Saat aku sibuk memperhatikan mereka,
tiba-tiba empat lampu neon
panjang
berukuran satu meter di langit-langit kelasku mati, aku hanya
mengerutkan jidat dan mataku langsung tertuju kesamping pintu mencari
siapa sebenarnya yang memencet steker
lampu
yang berwarna putih dan tombolnya bulat sebesar permen telur cicak,
sementar mahasiswi yang lain seperti biasa, berteriak. Ternyata
disana ada seorang teman lama yang isengnya tidak jauh berbeda
denganku. Dengan wajah yang sangat senang dia menyalakan lampu
kembali dan aku berlari menghampirinya. Aku hampir saja terpeleset,
karena lantai kelasku cukup licin mungkin sedikit berdebu karena
tidak di pel setiap hari.
“Abang
...” sapaku ramah menjabat tangannya, tak lama dia menjabat
tanganku dan mengajakku keluar kelas seperti biasa, sekedar untuk
berdiskusi berita ekonomi atau politik kampus. Dia adalah kakak
kelasku, yang hobbynya memang mengulang mata kuliah di kelas semester
empat ketika teman-teman seangkatannya sudah sibuk dengan skripsi.

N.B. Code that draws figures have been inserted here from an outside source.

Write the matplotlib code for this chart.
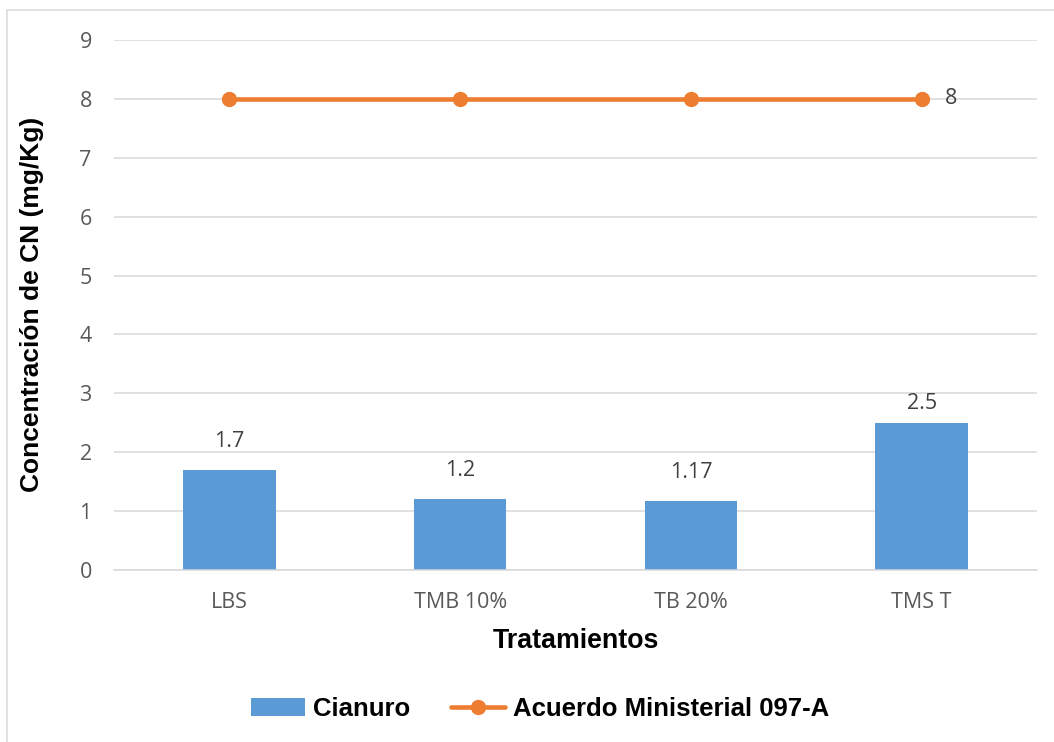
"""Cianuro concentration per treatment vs. regulatory limit."""

import matplotlib.pyplot as plt
from matplotlib.patches import Rectangle

# Data
tratamientos = ["LBS", "TMB 10%", "TB 20%", "TMS T"]
cianuro = [1.7, 1.2, 1.17, 2.5]
limite = [8, 8, 8, 8]
cianuro_labels = ["1.7", "1.2", "1.17", "2.5"]

# Styling
BLUE = "#5B9BD5"
ORANGE = "#ED7D31"
GRID = "#D9D9D9"
TICK_COLOR = "#595959"
LABEL_COLOR = "#404040"
TICK_FONT = "Open Sans"
BOLD_FONT = "Liberation Sans"

W, H, DPI = 1054, 742, 100
fig = plt.figure(figsize=(W / DPI, H / DPI), dpi=DPI)
ax = fig.add_axes([114 / W, 1 - 570 / H, 923 / W, 530 / H])

x = list(range(len(tratamientos)))

# Bars and line
bars = ax.bar(x, cianuro, width=0.4, color=BLUE, zorder=2, label="Cianuro")
line, = ax.plot(x, limite, color=ORANGE, linewidth=3.3, marker="o", markersize=10,
                zorder=3, label="Acuerdo Ministerial 097-A", solid_capstyle="round")

# Data labels above the bars (offset in points)
label_offsets = [13, 13, 13, 6.5]
for xi, val, txt, off in zip(x, cianuro, cianuro_labels, label_offsets):
    ax.annotate(txt, (xi, val), xytext=(0, off), textcoords="offset points",
                ha="center", va="bottom", fontsize=15.5, family=TICK_FONT,
                color=LABEL_COLOR)

# Label for the last point of the line
ax.annotate(str(limite[-1]), (x[-1], limite[-1]), xytext=(17, 0),
            textcoords="offset points", ha="left", va="center",
            fontsize=15.5, family=TICK_FONT, color=LABEL_COLOR)

# Axes
ax.set_xlim(-0.5, len(tratamientos) - 0.5)
ax.set_ylim(0, 9)
ax.set_yticks(range(0, 10))
ax.set_xticks(x)
ax.set_xticklabels(tratamientos)
ax.tick_params(axis="both", length=0, labelsize=15.5, labelcolor=TICK_COLOR)
ax.tick_params(axis="y", pad=16)
ax.tick_params(axis="x", pad=16)
for lbl in ax.get_xticklabels() + ax.get_yticklabels():
    lbl.set_family(TICK_FONT)

ax.grid(axis="y", color=GRID, linewidth=1.1, zorder=0)
ax.set_axisbelow(True)
for side in ["top", "right", "left"]:
    ax.spines[side].set_visible(False)
ax.spines["bottom"].set_color(GRID)
ax.spines["bottom"].set_linewidth(1.1)

ax.set_xlabel("Tratamientos", fontsize=19.3, fontweight="bold",
              family=BOLD_FONT, labelpad=11)
ax.set_ylabel("Concentración de CN (mg/Kg)", fontsize=19, fontweight="bold",
              family=BOLD_FONT)
ax.yaxis.set_label_coords(44 / W, 1 - 304 / H, transform=fig.transFigure)

# Legend
fig.legend(handles=[bars, line], loc="center",
           bbox_to_anchor=(540 / W, 1 - 709 / H), ncol=2, frameon=False,
           prop={"family": BOLD_FONT, "weight": "bold", "size": 18.5},
           handlelength=2.1, handletextpad=0.3, columnspacing=1.6)

# Outer chart border (partly cut off in the reference)
fig.patches.append(Rectangle((7 / W, -0.1), 2, 1 - 10 / H + 0.1,
                             transform=fig.transFigure, fill=False,
                             edgecolor=GRID, linewidth=1.1))

fig.savefig("out.png", dpi=DPI)
plt.close(fig)
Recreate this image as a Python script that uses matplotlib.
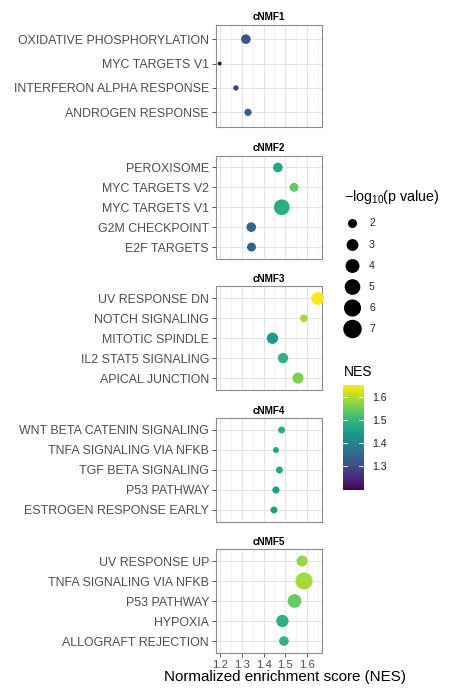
import numpy as np
import matplotlib
matplotlib.use("Agg")
import matplotlib.pyplot as plt
from matplotlib import colors
from matplotlib.colorbar import ColorbarBase

plt.rcParams['font.family'] = ['Liberation Sans', 'DejaVu Sans']
plt.rcParams['mathtext.fontset'] = 'custom'
plt.rcParams['mathtext.rm'] = 'Liberation Sans'
plt.rcParams['mathtext.it'] = 'Liberation Sans'

# ---------------- data (top-to-bottom order inside each panel) ----------------
panel_titles = ["cNMF1", "cNMF2", "cNMF3", "cNMF4", "cNMF5"]

cnmf1_terms = ["OXIDATIVE PHOSPHORYLATION", "MYC TARGETS V1", "INTERFERON ALPHA RESPONSE", "ANDROGEN RESPONSE"]
cnmf1_nes = [1.318, 1.197, 1.272, 1.328]
cnmf1_logp = [2.17, 1.30, 1.35, 1.60]

cnmf2_terms = ["PEROXISOME", "MYC TARGETS V2", "MYC TARGETS V1", "G2M CHECKPOINT", "E2F TARGETS"]
cnmf2_nes = [1.466, 1.541, 1.484, 1.343, 1.344]
cnmf2_logp = [2.17, 1.99, 5.04, 2.17, 1.99]

cnmf3_terms = ["UV RESPONSE DN", "NOTCH SIGNALING", "MITOTIC SPINDLE", "IL2 STAT5 SIGNALING", "APICAL JUNCTION"]
cnmf3_nes = [1.650, 1.586, 1.441, 1.490, 1.559]
cnmf3_logp = [3.45, 1.66, 2.78, 2.40, 2.66]

cnmf4_terms = ["WNT BETA CATENIN SIGNALING", "TNFA SIGNALING VIA NFKB", "TGF BETA SIGNALING", "P53 PATHWAY", "ESTROGEN RESPONSE EARLY"]
cnmf4_nes = [1.483, 1.457, 1.473, 1.457, 1.448]
cnmf4_logp = [1.55, 1.41, 1.55, 1.60, 1.55]

cnmf5_terms = ["UV RESPONSE UP", "TNFA SIGNALING VIA NFKB", "P53 PATHWAY", "HYPOXIA", "ALLOGRAFT REJECTION"]
cnmf5_nes = [1.578, 1.587, 1.543, 1.487, 1.494]
cnmf5_logp = [2.66, 6.0, 3.86, 3.21, 2.17]

x_ticks = [1.2, 1.3, 1.4, 1.5, 1.6]
size_legend_vals = [2, 3, 4, 5, 6, 7]
nes_ticks = [1.3, 1.4, 1.5, 1.6]

panels = [
    (cnmf1_terms, cnmf1_nes, cnmf1_logp),
    (cnmf2_terms, cnmf2_nes, cnmf2_logp),
    (cnmf3_terms, cnmf3_nes, cnmf3_logp),
    (cnmf4_terms, cnmf4_nes, cnmf4_logp),
    (cnmf5_terms, cnmf5_nes, cnmf5_logp),
]

# ---------------- styling helpers ----------------
W, H = 457, 690
DPI = 100
fig = plt.figure(figsize=(W / DPI, H / DPI), dpi=DPI)
fig.patch.set_facecolor("white")

all_nes = sum([p[1] for p in panels], [])
norm = colors.Normalize(vmin=min(all_nes), vmax=max(all_nes))
cmap = matplotlib.colormaps["viridis"]


def diam_px(v):
    return 3.9 + 6.1 * np.sqrt(np.maximum(np.asarray(v, float) - 1.3, 0))


def s_area(v):
    d_pt = diam_px(v) * 72.0 / DPI
    return d_pt ** 2


def fig_rect(left, top, right, bottom):
    return [left / W, 1 - bottom / H, (right - left) / W, (bottom - top) / H]


panel_tb = [(24.5, 127), (155.5, 259), (286.5, 390), (418, 522), (549, 653)]
px_left, px_right = 216, 322
grey_txt = "#4d4d4d"
frame_col = "#8c8c8c"

for k, ((terms, nes, logp), (top, bot)) in enumerate(zip(panels, panel_tb)):
    ax = fig.add_axes(fig_rect(px_left, top, px_right, bot))
    n = len(terms)
    ypos = np.arange(n)[::-1]
    ax.set_xlim(1.18, 1.67)
    ax.set_ylim(-0.6, n - 1 + 0.6)
    ax.set_xticks(x_ticks)
    ax.set_xticks([1.25, 1.35, 1.45, 1.55, 1.65], minor=True)
    ax.set_yticks(ypos)
    ax.set_yticklabels(terms, fontsize=8.95, color=grey_txt)
    ax.grid(True, which="major", color="#e4e4e4", linewidth=0.8, zorder=0)
    ax.grid(True, which="minor", axis="x", color="#efefef", linewidth=0.5, zorder=0)
    ax.set_axisbelow(True)
    for sp in ax.spines.values():
        sp.set_color(frame_col)
        sp.set_linewidth(0.8)
    ax.tick_params(axis="y", length=3, width=0.7, color="#555555", pad=2)
    ax.tick_params(axis="x", which="minor", length=0)
    if k < len(panels) - 1:
        ax.tick_params(axis="x", which="major", length=0, labelbottom=False)
    else:
        ax.tick_params(axis="x", which="major", length=3, width=0.7, color="#555555",
                       labelsize=8.2, labelcolor=grey_txt, pad=2)
    ax.scatter(nes, ypos, s=s_area(logp), c=nes, cmap=cmap, norm=norm,
               edgecolors="none", zorder=3, clip_on=False)
    ax.set_title(panel_titles[k], fontsize=7.2, fontweight="bold", pad=3)

fig.text(285 / W, 1 - 677 / H, "Normalized enrichment score (NES)", fontsize=10.9,
         ha="center", va="center", color="black")

# ---------------- size legend ----------------
lax = fig.add_axes([0, 0, 1, 1])
lax.set_xlim(0, W)
lax.set_ylim(H, 0)
lax.axis("off")
fig.text(344 / W, 1 - 197 / H, r"$-\mathrm{log}_{10}(\mathrm{p\ value})$", fontsize=10.3,
         va="center", ha="left")
leg_y = [223.5, 245, 266, 287, 308, 329]
lax.scatter([352.5] * len(size_legend_vals), leg_y, s=s_area(size_legend_vals),
            color="black", edgecolors="none")
for v, y in zip(size_legend_vals, leg_y):
    lax.text(369, y, str(v), fontsize=7.6, va="center", ha="left", color="#222222")

# ---------------- colour legend ----------------
fig.text(344 / W, 1 - 372 / H, "NES", fontsize=10, va="center", ha="left")
cax = fig.add_axes(fig_rect(342.5, 385, 363.5, 490))
cb = ColorbarBase(cax, cmap=cmap, norm=norm, orientation="vertical")
cb.outline.set_visible(False)
cb.set_ticks(nes_ticks)
cb.set_ticklabels([f"{t:.1f}" for t in nes_ticks])
cax.tick_params(axis="y", length=0, labelsize=7.6, labelcolor="#222222", pad=6)
for t in nes_ticks:
    cax.plot([0, 0.2], [t, t], color="white", lw=0.6, transform=cax.get_yaxis_transform())
    cax.plot([0.8, 1], [t, t], color="white", lw=0.6, transform=cax.get_yaxis_transform())

fig.savefig("out.png", dpi=DPI, facecolor="white")
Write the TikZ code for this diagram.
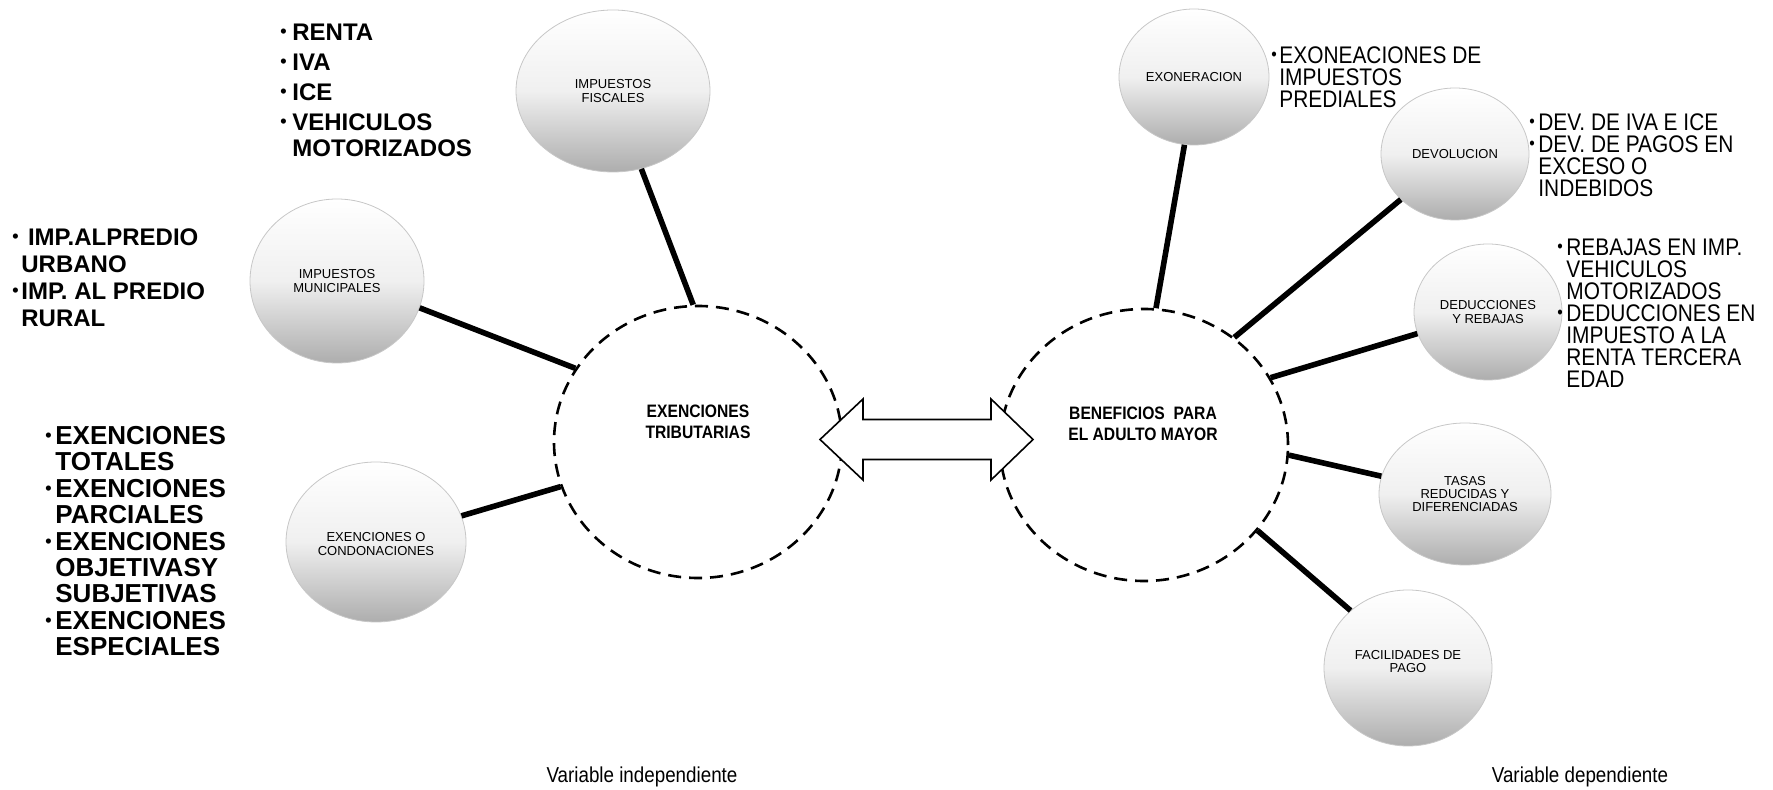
\documentclass[tikz,border=0pt]{standalone}
\usepackage{fontspec}
\setmainfont{Liberation Sans}
\newfontfamily\narrowfont[FakeStretch=0.87]{Liberation Sans}
\usetikzlibrary{shapes.geometric}
\newcommand{\bu}[1]{\makebox[#1][l]{\raisebox{1.5pt}{\fontsize{9pt}{9pt}\selectfont\textbullet}}}

\begin{document}
\begin{tikzpicture}[x=0.5pt,y=-0.5pt,
	bubble/.style={ellipse, inner sep=0pt, align=center, draw=black!22, line width=0.4pt,
		top color=white, bottom color=black!32, middle color=black!6,
		font=\fontsize{6.5pt}{6.6pt}\selectfont},
	hub/.style={ellipse, draw, line width=1.3pt, dash pattern=on 6.5pt off 4pt,
		minimum width=144pt, minimum height=136pt, inner sep=0pt},
	hubtext/.style={align=center, inner sep=0pt, font=\narrowfont\bfseries\fontsize{9pt}{10.5pt}\selectfont},
	link/.style={line width=2.8pt},
	boldlist/.style={anchor=north west, inner sep=0pt, align=left},
	thinlist/.style={anchor=north west, inner sep=0pt, align=left},
	]
	\useasboundingbox (0,0) rectangle (1773,790);
	% Hubs
	\node[hub] (ti) at (698,442) {};
	\node[hub] (bi) at (1144,445) {};
	\node[hubtext] (titext) at (698,422) {EXENCIONES\\TRIBUTARIAS};
	\node[hubtext] (bitext) at (1143,424) {BENEFICIOS~ PARA\\EL ADULTO MAYOR};
	% Double arrow
	\draw[line width=0.8pt, fill=white] (820,439.5) -- (863,399) -- (863,419.5) -- (991,419.5)
		-- (991,399) -- (1033,439.5) -- (991,480) -- (991,459.5) -- (863,459.5) -- (863,480) -- cycle;
	% Left bubbles
	\node[bubble, minimum width=97pt, minimum height=81pt] (fis) at (613,91) {IMPUESTOS\\FISCALES};
	\node[bubble, minimum width=87pt, minimum height=82pt] (mun) at (337,281) {IMPUESTOS\\MUNICIPALES};
	\node[bubble, minimum width=90pt, minimum height=80pt] (con) at (376,542) {\\EXENCIONES O\\CONDONACIONES};
	% Right bubbles
	\node[bubble, minimum width=75pt, minimum height=68pt] (exo) at (1194,77) {EXONERACION};
	\node[bubble, minimum width=74pt, minimum height=66pt] (dev) at (1455,154) {DEVOLUCION};
	\node[bubble, minimum width=74pt, minimum height=68pt] (ded) at (1488,312) {DEDUCCIONES\\Y REBAJAS};
	\node[bubble, minimum width=86pt, minimum height=71pt] (tas) at (1465,494) {TASAS\\REDUCIDAS Y\\DIFERENCIADAS};
	\node[bubble, minimum width=84pt, minimum height=78pt] (fac) at (1408,668) {FACILIDADES DE\\PAGO\\};
	% Connectors
	\foreach \a/\b in {fis.-70/ti.92, mun.-18/ti.149, con.17/ti.198,
		exo.262/bi.85, dev.220/bi.50, ded.197/bi.28, tas.168/bi.-4, fac.135/bi.-37}
		\draw[link] (\a) -- (\b);
	% Left lists
	\node[boldlist, font=\bfseries\fontsize{12pt}{13pt}\selectfont] (fislist) at (280,24)
		{\bu{6pt}RENTA\\[2pt]\bu{6pt}IVA\\[2pt]\bu{6pt}ICE\\[2pt]\bu{6pt}VEHICULOS\\\hspace*{6pt}MOTORIZADOS};
	\node[boldlist, font=\bfseries\fontsize{12pt}{13.5pt}\selectfont] (munlist) at (12,228)
		{\bu{4.5pt}\ IMP.ALPREDIO\\\hspace*{4.5pt}URBANO\\\bu{4.5pt}IMP. AL PREDIO\\\hspace*{4.5pt}RURAL};
	\node[boldlist, font=\bfseries\fontsize{13pt}{13.2pt}\selectfont] (conlist) at (45,426)
		{\bu{5pt}EXENCIONES\\\hspace*{5pt}TOTALES\\\bu{5pt}EXENCIONES\\\hspace*{5pt}PARCIALES\\
		\bu{5pt}EXENCIONES\\\hspace*{5pt}OBJETIVASY\\\hspace*{5pt}SUBJETIVAS\\\bu{5pt}EXENCIONES\\\hspace*{5pt}ESPECIALES};
	% Right lists
	\node[thinlist, font=\narrowfont\fontsize{12pt}{11pt}\selectfont] (exolist) at (1271,46)
		{\bu{4pt}EXONEACIONES DE\\\hspace*{4pt}IMPUESTOS\\\hspace*{4pt}PREDIALES};
	\node[thinlist, font=\narrowfont\fontsize{12pt}{11pt}\selectfont] (devlist) at (1529,113)
		{\bu{4.5pt}DEV. DE IVA E ICE\\\bu{4.5pt}DEV. DE PAGOS EN\\\hspace*{4.5pt}EXCESO O\\\hspace*{4.5pt}INDEBIDOS};
	\node[thinlist, font=\narrowfont\fontsize{12pt}{11pt}\selectfont] (dedlist) at (1557,238)
		{\bu{4.5pt}REBAJAS EN IMP.\\\hspace*{4.5pt}VEHICULOS\\\hspace*{4.5pt}MOTORIZADOS\\\bu{4.5pt}DEDUCCIONES EN\\
		\hspace*{4.5pt}IMPUESTO A LA\\\hspace*{4.5pt}RENTA TERCERA\\\hspace*{4.5pt}EDAD};
	% Captions
	\node[font=\narrowfont\fontsize{10.8pt}{12pt}\selectfont] (indep) at (642,777) {Variable independiente};
	\node[font=\narrowfont\fontsize{10.8pt}{12pt}\selectfont] (dep) at (1580,777) {Variable dependiente};
\end{tikzpicture}
\end{document}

Tapi, ah aku rasa suatu hari bisa jadi aku menjadi bagian dari
mereka.
Pemandangan mahasiswa lama menjadi
bagaian dari kelas metode penelitian ekonomiku. Walau pun kelasnya
kecil, aku rasa begitu banyak orang yang menyukai cat ruang kelasku
yang berwarna kuning agak pudar, buktinya ada saja
mahasiswa-mahasiswa semester delapan atau enam yang masih betah
menghabiskan waktunya disana.
Aku meninggalkan kelas bersama kakak
kelasku dan saat aku membuka pintu, terasa udara yang cukup panas
yang membuat aku bersemangat dan aku rasa aku lebih menyukai
pemandangan pohon-pohon cemara di fakultasku, daripada kelas yang
sangat sesak dan bising.
Jalan cerita dan pengembangan deskripsi sudah baik. akan tetapi penggunan majas perbandingan seperti "rasa-rasanya aku lebih takut kepadanya daripada kepada Tuhan." alangkah lebih baiknya dianjurkan untuk tidak ditulis, karna itu terlalu berlebihan dan melanggar norma syariat. EYD sudah sesuai, hanya saja penggunaan kata hubung seperti "nya" masih ada yang tidak konsisten.